The challenges facing the West Asia and North Africa region are dynamic, multi-faceted, and well publicised. Lack of entrepreneurial opportunity, competition over scarce resources, sectarianism, and a growing number of uprooted persons combine to shape a region in which the disadvantaged are victimised, and extreme thinking has become part of our everyday.
Tackling these challenges requires an in-depth understanding of the region’s carrying capacity and a pro-active strengthening of its resilience; the capacity of individuals, organisations and states to foresee, endure and evolve in response to challenges and shocks, be they exogenous or internal.
Building resilience requires a new and inter-disciplinary ap¬proach to development; one that evaluates stresses on our carrying capacity through a range of developmental parameters, including economic empowerment, natural resources management, social justice and good governance.
First, we must instil, across national borders, a united belief in what our region can and should be, and a shared determination to make these hopes a reality for all. This concept of a pan-Arab identity is not new; it took root over 100 years ago. At a time when Europe’s own factionalism was at its height, our forefathers in West Asia–North Africa were attempting to build a regional community of Arabs. Born in the late nineteenth century, the Arab Renaissance was a home-grown intellectual awakening; a call for Arab unity and autonomy in the final days of the Ottoman Empire. At the end of World War I, our ancestors dreamt of an Arab nation without borders, self-determined and recognised by the international community. Instead, we were thrown by allied powers into decades of divisive sectarianism and destructive rivalry, confined by borders that failed to match the economic, ethnic and environmental realities on the ground.

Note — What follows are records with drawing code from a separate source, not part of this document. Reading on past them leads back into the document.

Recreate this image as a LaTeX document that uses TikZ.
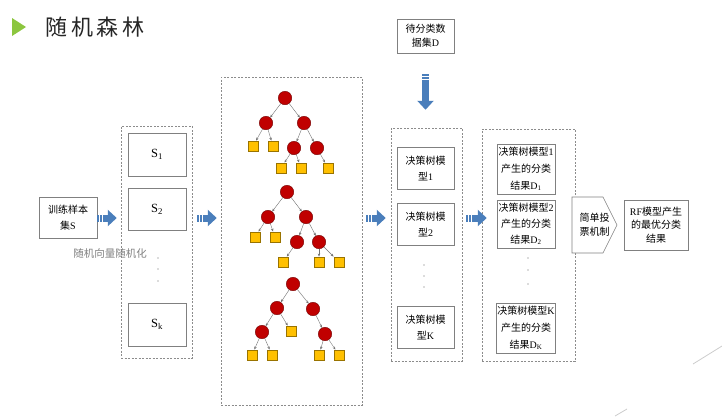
\documentclass[tikz,border=0pt]{standalone}
\usepackage{fontspec}
\setmainfont{Liberation Serif}
\newfontfamily\cjk{Noto Sans CJK SC}
\newfontfamily\cjktitle[LetterSpace=16]{Noto Sans CJK SC}
\usetikzlibrary{arrows.meta,positioning}

\definecolor{flowblue}{HTML}{4A7EBB}
\definecolor{splitred}{HTML}{C00000}
\definecolor{leafgold}{HTML}{FFC000}
\definecolor{titlegreen}{HTML}{8CC63F}

\newcommand\la[1]{{\rmfamily #1}}

\tikzset{
  box/.style={draw=black!50, fill=white, line width=0.6pt, align=center, inner sep=1pt,
    font=\cjk\fontsize{10}{16}\selectfont},
  sbox/.style={box, minimum width=58pt, font=\rmfamily\fontsize{12.5}{14}\selectfont},
  group/.style={draw=black!45, dash pattern=on 2pt off 1.5pt, line width=0.5pt},
  flow/.style={draw=flowblue, line width=7pt, dash pattern=on 2pt off 1pt on 2pt off 1pt on 60pt,
    -{Triangle[width=16pt,length=9pt]}},
  split/.style={circle, fill=splitred, draw=splitred!60!black, line width=0.4pt, minimum size=13.5pt, inner sep=0pt},
  leaf/.style={rectangle, fill=leafgold, draw=leafgold!60!black, line width=0.4pt, minimum size=10.5pt, inner sep=0pt},
  branch/.style={draw=black!55, line width=0.4pt, -{Stealth[length=3pt,width=2.5pt]}},
}

\begin{document}
\begin{tikzpicture}[x=1pt, y=-1pt]
  \useasboundingbox (0,0) rectangle (722,416);

  % Title
  \fill[titlegreen] (12,18) -- (26,27) -- (12,36) -- cycle;
  \node[font=\cjktitle\fontsize{22}{22}\selectfont, text=black!85] (title) at (95,27) {随机森林};

  % Dashed groups
  \node[group, minimum width=71pt, minimum height=232pt] (sgroup) at (156.5,242) {};
  \node[group, minimum width=141pt, minimum height=328pt] (tgroup) at (291.5,241) {};
  \node[group, minimum width=71pt, minimum height=233pt] (mgroup) at (426.5,244.5) {};
  \node[group, minimum width=93pt, minimum height=232pt] (rgroup) at (528.5,245) {};

  % Training set and samples
  \node[box, minimum width=58pt, minimum height=41pt] (train) at (68,217.5) {训练样本\\集\la{S}};
  \node[sbox, minimum height=43pt] (s1) at (157,154.5) {S\textsubscript{1}};
  \node[sbox, minimum height=42pt] (s2) at (157,209) {S\textsubscript{2}};
  \node[sbox, minimum height=43pt] (sk) at (157,324.5) {S\textsubscript{k}};
  \foreach \y in {258,269,281} \fill[black!60] (158,\y) circle (0.7pt);
  \node[font=\cjk\fontsize{10.5}{12}\selectfont, text=black!50] (randlabel) at (110,253) {随机向量随机化};

  % Trees
  \node[split] (t1) at (285,98) {};
  \node[split] (t1a) at (266,123) {};
  \node[split] (t1b) at (304,123) {};
  \node[leaf] (t1aa) at (253,146) {};
  \node[leaf] (t1ab) at (273,146) {};
  \node[split] (t1ba) at (294,148) {};
  \node[split] (t1bb) at (317,148) {};
  \node[leaf] (t1baa) at (281,168) {};
  \node[leaf] (t1bab) at (301,168) {};
  \node[leaf] (t1bbb) at (328,168) {};

  \node[split] (t2) at (287,192) {};
  \node[split] (t2a) at (268,217) {};
  \node[split] (t2b) at (306,217) {};
  \node[leaf] (t2aa) at (255,237) {};
  \node[leaf] (t2ab) at (275,237) {};
  \node[split] (t2ba) at (297,242) {};
  \node[split] (t2bb) at (319,242) {};
  \node[leaf] (t2baa) at (283,262) {};
  \node[leaf] (t2bba) at (319,262) {};
  \node[leaf] (t2bbb) at (339,262) {};

  \node[split] (t3) at (293,284) {};
  \node[split] (t3a) at (277,308) {};
  \node[split] (t3b) at (313,309) {};
  \node[split] (t3aa) at (262,332) {};
  \node[leaf] (t3ab) at (291,331) {};
  \node[split] (t3bb) at (325,334) {};
  \node[leaf] (t3aaa) at (252,355) {};
  \node[leaf] (t3aab) at (272,355) {};
  \node[leaf] (t3bba) at (319,355) {};
  \node[leaf] (t3bbb) at (339,355) {};

  \foreach \p/\c in {t1/t1a, t1/t1b, t1a/t1aa, t1a/t1ab, t1b/t1ba, t1b/t1bb, t1ba/t1baa, t1ba/t1bab, t1bb/t1bbb,
      t2/t2a, t2/t2b, t2a/t2aa, t2a/t2ab, t2b/t2ba, t2b/t2bb, t2ba/t2baa, t2bb/t2bba, t2bb/t2bbb,
      t3/t3a, t3/t3b, t3a/t3aa, t3a/t3ab, t3b/t3bb, t3aa/t3aaa, t3aa/t3aab, t3bb/t3bba, t3bb/t3bbb}
    \draw[branch] (\p) -- (\c);

  % Data set and tree models
  \node[box, minimum width=57pt, minimum height=34pt, font=\cjk\fontsize{10}{14}\selectfont] (data) at (425.5,36) {待分类数\\据集\la{D}};
  \node[box, minimum width=57pt, minimum height=42pt] (m1) at (425.5,168) {决策树模\\型\la{1}};
  \node[box, minimum width=57pt, minimum height=42pt] (m2) at (425.5,224) {决策树模\\型\la{2}};
  \node[box, minimum width=57pt, minimum height=42pt] (mk) at (425.5,327) {决策树模\\型\la{K}};
  \foreach \y in {265,276,287} \fill[black!60] (424,\y) circle (0.7pt);

  % Results
  \node[box, minimum width=58pt, minimum height=50pt, font=\cjk\fontsize{10}{17}\selectfont] (r1) at (526,169) {决策树模型\la{1}\\产生的分类\\结果\la{D\textsubscript{1}}};
  \node[box, minimum width=58pt, minimum height=48pt, font=\cjk\fontsize{10}{16}\selectfont] (r2) at (526,224) {决策树模型\la{2}\\产生的分类\\结果\la{D\textsubscript{2}}};
  \node[box, minimum width=58pt, minimum height=50pt, font=\cjk\fontsize{10}{17}\selectfont] (rk) at (526,328) {决策树模型\la{K}\\产生的分类\\结果\la{D\textsubscript{K}}};
  \foreach \y in {258,270,284} \fill[black!60] (528,\y) circle (0.7pt);

  % Voting and final result
  \filldraw[draw=black!50, fill=white, line width=0.6pt] (572,197) -- (603,197) -- (617,225) -- (603,253) -- (572,253) -- cycle;
  \node[align=center, font=\cjk\fontsize{10}{14}\selectfont, minimum width=45pt, minimum height=56pt] (vote) at (594.5,225) {简单投\\票机制};
  \node[box, minimum width=64pt, minimum height=50pt, font=\cjk\fontsize{10}{13.5}\selectfont] (final) at (656,225) {\la{RF}模型产生\\的最优分类\\结果};

  % Block arrows
  \coordinate (lane) at (0,218);
  \draw[flow, shorten >=4pt] (train.east |- lane) -- (sgroup.west |- lane);
  \draw[flow, shorten <=5pt, shorten >=4pt] (sgroup.east |- lane) -- (tgroup.west |- lane);
  \draw[flow, shorten <=4pt, shorten >=5pt] (tgroup.east |- lane) -- (mgroup.west |- lane);
  \draw[flow, shorten <=4pt, shorten >=-5pt] (mgroup.east |- lane) -- (rgroup.west |- lane);
  \draw[flow, shorten <=21pt, shorten >=18pt] (data.south) -- (data.south |- mgroup.north);

  % Slide decoration
  \draw[black!20, line width=0.8pt] (693,364) -- (722,346);
  \draw[black!20, line width=0.8pt] (615,416) -- (627,409);
\end{tikzpicture}
\end{document}
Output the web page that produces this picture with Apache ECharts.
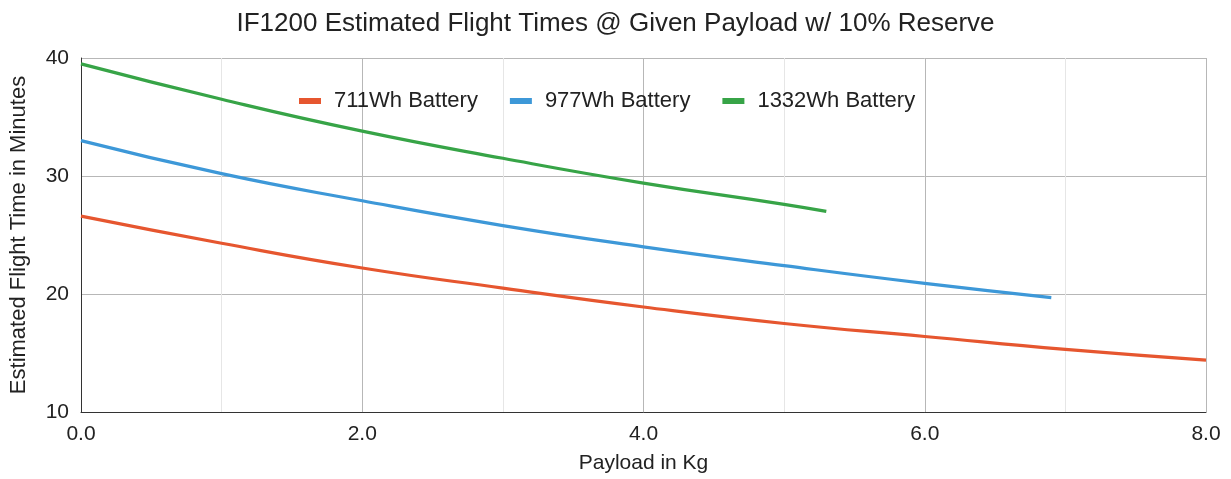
<!DOCTYPE html>
<html>
<head>
<meta charset="utf-8">
<script src="https://cdn.jsdelivr.net/npm/echarts@6/dist/echarts.min.js"></script>
<style>
  html, body { margin: 0; padding: 0; background: #fff; }
  #chart { width: 1231px; height: 479px; }
</style>
</head>
<body>
<div id="chart"></div>
<script>
// values
var seriesNames = ["711Wh Battery", "977Wh Battery", "1332Wh Battery"];
var payload711 = [0, 1, 2, 3, 4, 5, 6, 7, 8];
var time711 = [26.6, 24.3, 22.2, 20.5, 18.9, 17.5, 16.4, 15.3, 14.4];
var payload977 = [0, 1, 2, 3, 4, 5, 6, 6.9];
var time977 = [33.0, 30.2, 27.9, 25.8, 24.0, 22.4, 20.9, 19.7];
var payload1332 = [0, 1, 2, 3, 4, 5, 5.3];
var time1332 = [39.5, 36.5, 33.8, 31.5, 29.4, 27.6, 27.0];
var colors = ["#e6562f", "#3d98d8", "#37a447"];

function pairs(xs, ys) {
  return xs.map(function (x, i) {
    return [x, ys[i]];
  });
}

var chart = echarts.init(document.getElementById("chart"));
var font = "Liberation Sans, Arial, sans-serif";

function line(name, data, color) {
  return {
    name: name,
    type: "line",
    data: data,
    smooth: true,
    showSymbol: false,
    lineStyle: { width: 3.2, color: color },
    itemStyle: { color: color },
  };
}

var option = {
  animation: false,
  textStyle: { fontFamily: font },
  title: {
    text: "IF1200 Estimated Flight Times @ Given Payload w/ 10% Reserve",
    left: "center",
    top: 6,
    textStyle: { fontSize: 26, fontWeight: "normal", color: "#222", fontFamily: font },
  },
  legend: {
    top: 85,
    left: 294,
    icon: "rect",
    itemWidth: 22,
    itemHeight: 6,
    itemGap: 32,
    textStyle: { fontSize: 22, color: "#222", fontFamily: font, padding: [0, 0, 0, 8] },
    data: seriesNames,
  },
  grid: { left: 81, right: 25, top: 58, bottom: 65 },
  xAxis: {
    type: "value",
    min: 0,
    max: 8,
    interval: 2,
    name: "Payload in Kg",
    nameLocation: "middle",
    nameGap: 41,
    nameTextStyle: { fontSize: 21, color: "#222", fontFamily: font },
    axisLine: { show: true, lineStyle: { color: "#333", width: 1 } },
    axisTick: { show: false },
    axisLabel: {
      fontSize: 21,
      color: "#222",
      margin: 12,
      formatter: function (v) {
        return v.toFixed(1);
      },
    },
    splitLine: { show: true, lineStyle: { color: "#b7b7b7", width: 1 } },
    minorTick: { show: false, splitNumber: 2 },
    minorSplitLine: { show: true, lineStyle: { color: "#e6e6e6", width: 1 } },
  },
  yAxis: {
    type: "value",
    min: 10,
    max: 40,
    interval: 10,
    name: "Estimated Flight Time in Minutes",
    nameLocation: "middle",
    nameGap: 51,
    nameTextStyle: { fontSize: 22, color: "#222", fontFamily: font },
    axisLine: { show: true, lineStyle: { color: "#333", width: 1 } },
    axisTick: { show: false },
    axisLabel: { fontSize: 21, color: "#222", margin: 12 },
    splitLine: { show: true, lineStyle: { color: "#b7b7b7", width: 1 } },
  },
  series: [
    line(seriesNames[0], pairs(payload711, time711), colors[0]),
    line(seriesNames[1], pairs(payload977, time977), colors[1]),
    line(seriesNames[2], pairs(payload1332, time1332), colors[2]),
  ],
};
chart.setOption(option);
</script>
</body>
</html>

It is the absence of a united identity that forces us to view the people who inhabit our region in terms of individual ethnic identities as opposed to what they really are — Arabs. In 1992, the population of Jordan was 2.5 million. Today we are 11 million. Instead of uniting for economic development, innovation and social cohesion, we insist on dividing ourselves into sub-groups — the Syrian and Iraqi refugees, the displaced Palestinians of decades past, ethnic Jordanians of different tribes and so on. Are we not all Arabs? If you can be a European, a German and a Bavarian, why can’t you be an Arab, a Syrian and an Aleppan? Or an Arab, an Iraqi and an Anbari for that matter?
Second, we need to transition from short-term politicking to long-term policy-making. Not only is there an economic imperative, we need decisions that are made for the benefit of future generations in order to safeguard our fragile natural resource base. If we do not, the next war we see, or the next refugee crisis we witness, may well be driven by water and food insecurity. Popular apathy and existential crisis means that our decision-makers must lead this process. The UN ‘World We Want’ survey ranked the key concerns of 50,426 Jordanians. Of the 16 priority areas outlined, access to clean water and sanitation ranked only eighth, whereas protecting forests and rivers, and taking action against climate change ranked last. Perhaps this would be different were the facts more widely broadcast. The World Health Organisation estimates that a person needs 1,000 cubic meters of water every year — eleven of the nineteen countries in the West Asia-North Africa region have less than 10% of this amount. In Yemen, water scarcity has been put forward the reason behind as much as 70 per cent of the country’s internal conflict.
Third, we must build a sustainable and diverse economy that works for everybody and that protects both sectors and individuals from shocks. At the WANA Institute we are developing an agenda for a Regional Bank for Reconstruction and Development that could spearhead economic transition and become the driving force of fresh ideas and innovation. Within such a Bank, a centralised Zakat fund could redistribute alms to assist in immediate humanitarian relief and long-term development. Distributing private alms through a transparent, accountable organisation can help tackle poverty traps and dependency cycles in an organised and strategic manner.
The key to unlocking our potential is restoring trust between communities and governments, between our nations, and between the region and the rest of the world. Yet a perennial question remains. Our region has endured at least one major war every decade since 1940, and, after seven wars in six years — can a region involved in seemingly endless conflict come together to solve its challenges? Our carrying capacity is already stretched, and with the population of the region predicted to grow by 17.3 percent over the next ten years, this capacity will be stretched further. Our continued inability to create a regional system of cooperation and security should be considered one of the key destabilising forces in the region.
Peace is not merely the cessation of war; it is a process to be built between people who work towards a shared goal. It is our responsibility to break out of our self-inflicted paralysis, to find the courage and the political will to create a climate for a regional cooperation and security system grounded in evidence-based strategic planning, human solidarity and a pluralist human dignity. These are not nice-to-have options – these are must-have options.
It is time for a new era of Arab intellectualism to spearhead a flourishing of civilisation and to lay the paths to the future: a new Arab Renaissance, inclusionist of its core principles of social cohesion and regional cooperation. This will require an honest reappraisal of the reasons for our previous failures from the pre-colonial era to the present. Only then, and with a clear and shared vision for success and a commitment to upholding human dignity and social justice can we come together to build a resilient, safe and sustainable West Asia and North Africa for generations to come.